§ Provided material
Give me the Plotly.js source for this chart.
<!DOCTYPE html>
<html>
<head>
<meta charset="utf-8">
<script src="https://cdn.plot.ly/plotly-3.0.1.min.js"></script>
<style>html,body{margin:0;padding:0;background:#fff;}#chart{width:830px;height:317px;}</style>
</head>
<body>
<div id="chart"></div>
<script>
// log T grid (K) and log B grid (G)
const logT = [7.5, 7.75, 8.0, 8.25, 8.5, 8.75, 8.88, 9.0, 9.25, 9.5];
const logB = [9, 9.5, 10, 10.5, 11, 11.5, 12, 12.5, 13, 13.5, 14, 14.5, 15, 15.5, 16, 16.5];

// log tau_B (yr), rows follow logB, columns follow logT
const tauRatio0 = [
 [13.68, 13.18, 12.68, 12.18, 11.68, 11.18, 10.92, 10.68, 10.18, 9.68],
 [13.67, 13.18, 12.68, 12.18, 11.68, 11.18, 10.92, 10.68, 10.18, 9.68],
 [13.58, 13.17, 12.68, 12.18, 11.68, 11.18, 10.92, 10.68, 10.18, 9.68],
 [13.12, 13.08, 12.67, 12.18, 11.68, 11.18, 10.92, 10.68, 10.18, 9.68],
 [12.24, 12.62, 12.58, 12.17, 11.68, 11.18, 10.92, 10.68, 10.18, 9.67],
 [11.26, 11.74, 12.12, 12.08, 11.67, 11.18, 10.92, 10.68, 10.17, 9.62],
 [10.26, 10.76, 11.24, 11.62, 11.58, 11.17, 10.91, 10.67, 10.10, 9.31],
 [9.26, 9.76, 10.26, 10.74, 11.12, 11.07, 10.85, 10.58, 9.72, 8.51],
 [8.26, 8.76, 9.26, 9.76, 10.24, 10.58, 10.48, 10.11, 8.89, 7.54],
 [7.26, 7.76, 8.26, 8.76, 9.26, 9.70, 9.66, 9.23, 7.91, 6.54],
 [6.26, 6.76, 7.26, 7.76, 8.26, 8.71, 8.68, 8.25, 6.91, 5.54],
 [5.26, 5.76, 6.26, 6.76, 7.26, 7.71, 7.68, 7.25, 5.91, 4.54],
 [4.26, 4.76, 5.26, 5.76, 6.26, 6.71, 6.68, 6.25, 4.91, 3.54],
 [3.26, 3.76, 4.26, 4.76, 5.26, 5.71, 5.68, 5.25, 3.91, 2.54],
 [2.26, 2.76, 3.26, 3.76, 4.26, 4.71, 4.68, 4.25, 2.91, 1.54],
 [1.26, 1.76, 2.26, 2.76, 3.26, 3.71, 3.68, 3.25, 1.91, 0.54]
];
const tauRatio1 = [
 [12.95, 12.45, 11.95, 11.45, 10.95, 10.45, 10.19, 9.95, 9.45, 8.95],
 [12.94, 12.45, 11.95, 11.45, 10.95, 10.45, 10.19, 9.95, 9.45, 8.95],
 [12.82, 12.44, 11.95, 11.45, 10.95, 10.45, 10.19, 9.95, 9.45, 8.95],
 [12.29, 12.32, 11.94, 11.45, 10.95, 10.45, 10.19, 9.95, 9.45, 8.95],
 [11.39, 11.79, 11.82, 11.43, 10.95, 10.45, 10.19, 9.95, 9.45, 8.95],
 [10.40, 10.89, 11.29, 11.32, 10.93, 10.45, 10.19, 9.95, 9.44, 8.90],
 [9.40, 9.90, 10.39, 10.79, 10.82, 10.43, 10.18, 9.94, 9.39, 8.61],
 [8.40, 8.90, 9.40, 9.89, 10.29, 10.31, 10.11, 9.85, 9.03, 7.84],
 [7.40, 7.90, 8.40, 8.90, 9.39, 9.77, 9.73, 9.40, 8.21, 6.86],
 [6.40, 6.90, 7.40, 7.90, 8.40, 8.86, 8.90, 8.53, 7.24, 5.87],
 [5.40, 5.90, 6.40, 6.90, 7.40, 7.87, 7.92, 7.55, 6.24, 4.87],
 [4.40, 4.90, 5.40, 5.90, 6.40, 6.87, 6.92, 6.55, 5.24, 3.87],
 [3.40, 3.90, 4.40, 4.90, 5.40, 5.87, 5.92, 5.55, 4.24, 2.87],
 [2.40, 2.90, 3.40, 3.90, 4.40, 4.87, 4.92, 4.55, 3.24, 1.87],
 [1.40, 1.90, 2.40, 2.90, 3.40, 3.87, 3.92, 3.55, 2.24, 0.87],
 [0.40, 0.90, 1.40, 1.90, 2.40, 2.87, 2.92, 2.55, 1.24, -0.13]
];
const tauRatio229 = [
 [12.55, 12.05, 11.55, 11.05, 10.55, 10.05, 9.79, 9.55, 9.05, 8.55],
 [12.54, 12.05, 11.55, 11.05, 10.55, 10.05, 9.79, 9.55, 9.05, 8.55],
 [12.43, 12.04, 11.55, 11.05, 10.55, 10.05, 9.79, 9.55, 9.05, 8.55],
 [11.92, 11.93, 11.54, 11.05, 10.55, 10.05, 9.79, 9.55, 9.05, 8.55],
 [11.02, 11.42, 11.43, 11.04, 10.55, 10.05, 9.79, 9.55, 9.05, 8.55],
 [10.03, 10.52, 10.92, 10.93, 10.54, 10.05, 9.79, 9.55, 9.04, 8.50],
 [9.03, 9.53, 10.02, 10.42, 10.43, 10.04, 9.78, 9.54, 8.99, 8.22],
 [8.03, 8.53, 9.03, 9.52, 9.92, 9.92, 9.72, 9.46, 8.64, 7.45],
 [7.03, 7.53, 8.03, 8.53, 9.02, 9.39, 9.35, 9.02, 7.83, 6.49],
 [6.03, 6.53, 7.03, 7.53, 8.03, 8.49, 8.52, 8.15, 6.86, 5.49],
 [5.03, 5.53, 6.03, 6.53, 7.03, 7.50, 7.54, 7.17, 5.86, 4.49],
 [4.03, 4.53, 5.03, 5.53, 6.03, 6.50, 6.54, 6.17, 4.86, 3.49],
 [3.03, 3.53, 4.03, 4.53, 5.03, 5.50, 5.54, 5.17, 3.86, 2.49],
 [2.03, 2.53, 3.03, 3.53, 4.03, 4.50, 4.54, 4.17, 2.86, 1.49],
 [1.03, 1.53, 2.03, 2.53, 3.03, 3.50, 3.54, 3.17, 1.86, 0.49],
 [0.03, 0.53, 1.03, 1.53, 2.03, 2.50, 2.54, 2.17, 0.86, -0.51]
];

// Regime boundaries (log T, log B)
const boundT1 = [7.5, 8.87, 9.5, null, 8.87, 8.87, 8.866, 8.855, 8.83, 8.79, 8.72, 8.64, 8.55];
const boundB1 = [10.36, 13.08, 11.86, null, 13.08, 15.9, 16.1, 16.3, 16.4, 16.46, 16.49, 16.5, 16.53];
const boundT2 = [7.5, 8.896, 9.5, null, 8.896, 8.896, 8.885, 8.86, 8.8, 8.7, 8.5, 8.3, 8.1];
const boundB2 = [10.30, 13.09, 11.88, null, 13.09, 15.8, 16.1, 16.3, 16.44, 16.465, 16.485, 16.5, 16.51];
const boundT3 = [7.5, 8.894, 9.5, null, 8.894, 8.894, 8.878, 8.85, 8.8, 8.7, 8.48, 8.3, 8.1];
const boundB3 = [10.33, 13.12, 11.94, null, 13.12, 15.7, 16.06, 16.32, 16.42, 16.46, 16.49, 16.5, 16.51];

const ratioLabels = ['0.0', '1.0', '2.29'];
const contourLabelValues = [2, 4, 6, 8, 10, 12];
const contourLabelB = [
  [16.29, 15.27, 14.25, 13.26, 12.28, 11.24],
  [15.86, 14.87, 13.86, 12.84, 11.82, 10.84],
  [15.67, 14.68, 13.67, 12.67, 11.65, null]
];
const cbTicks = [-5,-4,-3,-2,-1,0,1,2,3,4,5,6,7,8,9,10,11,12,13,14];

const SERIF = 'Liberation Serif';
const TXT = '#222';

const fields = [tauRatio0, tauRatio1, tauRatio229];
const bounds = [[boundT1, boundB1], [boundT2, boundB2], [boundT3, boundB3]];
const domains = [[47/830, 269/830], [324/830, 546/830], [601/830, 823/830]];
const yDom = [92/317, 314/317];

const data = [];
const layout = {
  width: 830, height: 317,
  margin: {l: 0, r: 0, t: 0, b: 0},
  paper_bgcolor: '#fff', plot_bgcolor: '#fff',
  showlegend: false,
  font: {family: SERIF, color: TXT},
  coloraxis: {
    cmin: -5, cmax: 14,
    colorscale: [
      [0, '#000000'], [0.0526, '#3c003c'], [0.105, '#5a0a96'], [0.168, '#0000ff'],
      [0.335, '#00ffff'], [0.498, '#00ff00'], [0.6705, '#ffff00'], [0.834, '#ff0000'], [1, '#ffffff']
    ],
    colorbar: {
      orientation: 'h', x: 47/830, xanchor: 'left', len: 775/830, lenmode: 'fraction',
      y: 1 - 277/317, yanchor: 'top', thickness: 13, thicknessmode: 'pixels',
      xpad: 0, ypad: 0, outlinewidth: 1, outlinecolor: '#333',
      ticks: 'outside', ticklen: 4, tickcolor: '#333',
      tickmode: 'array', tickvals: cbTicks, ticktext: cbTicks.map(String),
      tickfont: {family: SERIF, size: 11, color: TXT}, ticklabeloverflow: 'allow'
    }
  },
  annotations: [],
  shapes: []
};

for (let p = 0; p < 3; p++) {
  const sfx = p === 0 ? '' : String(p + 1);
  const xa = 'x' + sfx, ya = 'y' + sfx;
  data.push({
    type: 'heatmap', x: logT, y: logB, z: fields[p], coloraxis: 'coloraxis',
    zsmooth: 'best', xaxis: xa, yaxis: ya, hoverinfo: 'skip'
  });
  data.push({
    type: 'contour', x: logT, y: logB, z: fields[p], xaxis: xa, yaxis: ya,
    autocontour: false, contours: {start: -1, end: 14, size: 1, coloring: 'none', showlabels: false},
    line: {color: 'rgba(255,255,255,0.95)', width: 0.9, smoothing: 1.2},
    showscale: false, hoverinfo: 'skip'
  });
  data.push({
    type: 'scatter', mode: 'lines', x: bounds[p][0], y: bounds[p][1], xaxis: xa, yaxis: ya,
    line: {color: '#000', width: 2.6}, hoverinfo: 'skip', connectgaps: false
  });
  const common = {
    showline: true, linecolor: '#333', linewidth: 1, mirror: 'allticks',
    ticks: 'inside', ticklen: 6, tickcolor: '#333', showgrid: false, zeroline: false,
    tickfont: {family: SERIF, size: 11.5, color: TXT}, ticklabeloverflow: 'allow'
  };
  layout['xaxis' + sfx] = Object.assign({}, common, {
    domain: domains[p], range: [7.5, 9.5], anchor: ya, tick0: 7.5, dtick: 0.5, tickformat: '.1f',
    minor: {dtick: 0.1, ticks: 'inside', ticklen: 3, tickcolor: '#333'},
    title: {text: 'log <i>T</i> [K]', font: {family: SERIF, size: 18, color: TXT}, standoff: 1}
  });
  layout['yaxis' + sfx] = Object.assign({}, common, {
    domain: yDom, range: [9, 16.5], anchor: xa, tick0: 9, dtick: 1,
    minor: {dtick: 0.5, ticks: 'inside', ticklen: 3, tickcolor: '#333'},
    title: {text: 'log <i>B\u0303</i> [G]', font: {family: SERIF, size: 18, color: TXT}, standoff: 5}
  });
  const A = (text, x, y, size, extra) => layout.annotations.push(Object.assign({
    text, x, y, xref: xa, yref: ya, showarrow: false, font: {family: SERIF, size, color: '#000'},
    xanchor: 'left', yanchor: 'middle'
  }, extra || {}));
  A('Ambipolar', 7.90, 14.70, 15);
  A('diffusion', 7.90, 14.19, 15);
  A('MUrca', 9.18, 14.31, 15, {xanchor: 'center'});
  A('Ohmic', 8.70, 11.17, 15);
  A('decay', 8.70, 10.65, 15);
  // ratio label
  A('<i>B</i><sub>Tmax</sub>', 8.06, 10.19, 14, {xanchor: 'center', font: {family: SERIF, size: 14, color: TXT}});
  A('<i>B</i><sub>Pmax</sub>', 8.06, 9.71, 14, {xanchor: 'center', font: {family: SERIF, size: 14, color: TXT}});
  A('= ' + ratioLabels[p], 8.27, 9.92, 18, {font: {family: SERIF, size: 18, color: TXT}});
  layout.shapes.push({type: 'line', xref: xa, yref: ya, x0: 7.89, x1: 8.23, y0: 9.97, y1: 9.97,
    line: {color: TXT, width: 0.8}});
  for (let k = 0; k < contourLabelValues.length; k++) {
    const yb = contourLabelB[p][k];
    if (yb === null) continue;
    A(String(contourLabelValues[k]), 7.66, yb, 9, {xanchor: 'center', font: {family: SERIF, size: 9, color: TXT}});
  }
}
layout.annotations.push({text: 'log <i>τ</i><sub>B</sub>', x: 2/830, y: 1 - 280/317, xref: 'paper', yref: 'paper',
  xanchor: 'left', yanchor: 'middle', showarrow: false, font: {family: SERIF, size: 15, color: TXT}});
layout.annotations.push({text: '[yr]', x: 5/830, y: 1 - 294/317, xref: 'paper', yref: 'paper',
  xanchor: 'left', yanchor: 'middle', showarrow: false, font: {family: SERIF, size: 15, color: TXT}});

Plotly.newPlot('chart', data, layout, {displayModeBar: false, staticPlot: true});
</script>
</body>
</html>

§ Exercise goal
Please give an exact restatement of only the lines from the beginning of the material above to the line with "15.5, 16, 16.5];", inclusive.

§ Final result
Give me the Plotly.js source for this chart.
<!DOCTYPE html>
<html>
<head>
<meta charset="utf-8">
<script src="https://cdn.plot.ly/plotly-3.0.1.min.js"></script>
<style>html,body{margin:0;padding:0;background:#fff;}#chart{width:830px;height:317px;}</style>
</head>
<body>
<div id="chart"></div>
<script>
// log T grid (K) and log B grid (G)
const logT = [7.5, 7.75, 8.0, 8.25, 8.5, 8.75, 8.88, 9.0, 9.25, 9.5];
const logB = [9, 9.5, 10, 10.5, 11, 11.5, 12, 12.5, 13, 13.5, 14, 14.5, 15, 15.5, 16, 16.5];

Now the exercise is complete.